__What is needed__. Print, word for word, the opening line of the data below and every line after it through the line that contains "import plotly.graph_objects as go", but not the pictures.

:: Dataset excerpt ::

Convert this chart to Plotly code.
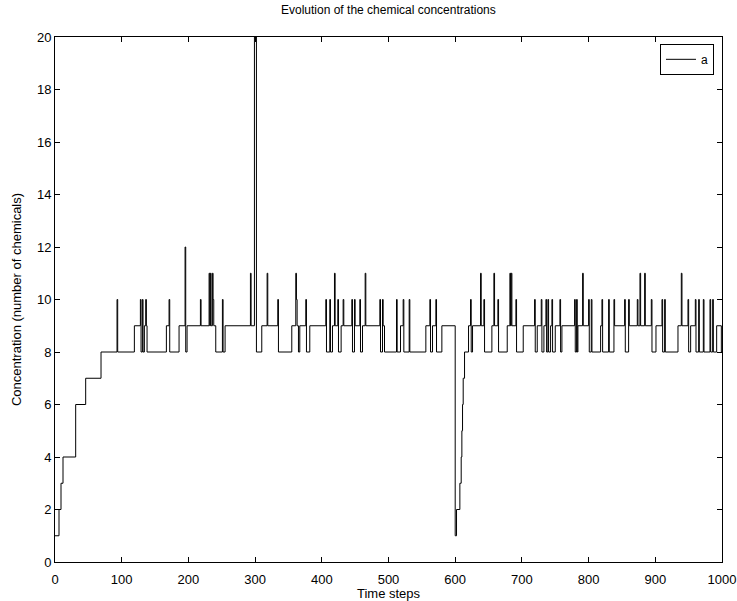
import plotly.graph_objects as go

# change points (time step, concentration from that step onward)
change_steps = [0, 6, 9, 12, 31, 46, 69, 93, 94, 119, 128, 129, 131, 132, 134, 136, 137, 138,
                167, 171, 172, 186, 195, 196, 198, 218, 219, 231, 232, 233, 234, 236, 237, 238,
                241, 251, 252, 255, 293, 294, 299, 302, 310, 318, 319, 334, 335, 355, 361, 362,
                363, 365, 367, 376, 377, 382, 406, 407, 412, 413, 416, 419, 420, 424, 425, 429,
                432, 433, 445, 446, 449, 450, 457, 458, 461, 465, 466, 487, 488, 491, 492, 494,
                512, 513, 518, 522, 523, 531, 532, 556, 562, 563, 566, 571, 572, 580, 600, 602,
                607, 609, 610, 611, 612, 614, 620, 623, 624, 626, 638, 639, 643, 644, 655, 658,
                659, 664, 665, 678, 682, 683, 684, 685, 691, 692, 702, 719, 720, 723, 729, 730,
                733, 736, 737, 739, 740, 743, 745, 746, 750, 757, 758, 760, 779, 780, 782, 783,
                784, 791, 792, 800, 801, 804, 805, 818, 820, 821, 830, 831, 838, 839, 854, 855,
                860, 861, 873, 874, 877, 878, 884, 885, 894, 895, 901, 910, 911, 914, 915, 934,
                939, 940, 949, 950, 953, 960, 961, 965, 966, 972, 973, 982, 983, 986, 987, 992,
                999, 1000]
concentration = [1, 2, 3, 4, 6, 7, 8, 10, 8, 9, 10, 8, 10, 8, 9, 10, 9, 8,
                 9, 10, 8, 9, 12, 8, 9, 10, 9, 11, 9, 11, 9, 11, 10, 9,
                 8, 10, 8, 9, 11, 9, 20, 8, 9, 11, 9, 10, 8, 9, 11, 10,
                 9, 8, 9, 10, 8, 9, 10, 8, 10, 8, 9, 11, 9, 10, 8, 9,
                 10, 9, 10, 8, 10, 9, 10, 8, 9, 11, 9, 10, 8, 10, 9, 8,
                 10, 8, 9, 10, 8, 10, 8, 9, 10, 8, 9, 10, 8, 9, 1, 2,
                 3, 4, 5, 6, 7, 8, 9, 10, 8, 9, 11, 9, 10, 8, 9, 11,
                 9, 10, 8, 9, 11, 9, 11, 9, 10, 8, 9, 10, 8, 9, 10, 8,
                 9, 10, 8, 10, 8, 9, 10, 8, 9, 10, 8, 9, 10, 8, 10, 8,
                 9, 11, 9, 10, 8, 10, 8, 9, 10, 8, 10, 8, 10, 9, 10, 8,
                 10, 9, 10, 9, 11, 9, 11, 9, 10, 8, 9, 10, 8, 10, 8, 9,
                 11, 9, 10, 8, 9, 10, 8, 10, 8, 10, 8, 10, 8, 10, 8, 9,
                 8, 8]

x_ticks = list(range(0, 1001, 100))
y_ticks = list(range(0, 21, 2))

font = "Liberation Sans, Arial, Helvetica, sans-serif"

fig = go.Figure()
fig.add_trace(go.Scatter(x=change_steps, y=concentration, mode="lines",
                         line=dict(color="black", width=1, shape="hv"), name="a"))

axis_common = dict(showline=True, linecolor="black", linewidth=1, mirror="ticks",
                   ticks="inside", ticklen=5, tickcolor="black", showgrid=False,
                   zeroline=False, automargin=False,
                   tickfont=dict(size=13, color="black", family=font))

fig.update_layout(
    width=737, height=601,
    margin=dict(l=55, r=15, t=37, b=39),
    paper_bgcolor="white", plot_bgcolor="white",
    font=dict(family=font, size=13, color="black"),
    title=dict(text="Evolution of the chemical concentrations", x=0.527, xanchor="center",
               y=1 - 10 / 601, yanchor="middle", font=dict(size=12, color="black", family=font)),
    xaxis=dict(range=[0, 1000], tickvals=x_ticks, ticklabelstandoff=5,
               title=dict(text="Time steps", standoff=0, font=dict(size=13)), **axis_common),
    yaxis=dict(range=[0, 20], tickvals=y_ticks,
               title=dict(text="Concentration (number of chemicals)", standoff=12,
                          font=dict(size=13)), **axis_common),
    showlegend=True,
    legend=dict(x=0.988, y=0.987, xanchor="right", yanchor="top", bgcolor="white",
                bordercolor="black", borderwidth=1, font=dict(size=12, color="black"),
                itemwidth=30, tracegroupgap=0),
)

fig.write_html("out.html", config={"displayModeBar": False},
               post_script="document.body.style.margin='0';")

:::

__Exercise solution__.
Convert this chart to Plotly code.
import plotly.graph_objects as go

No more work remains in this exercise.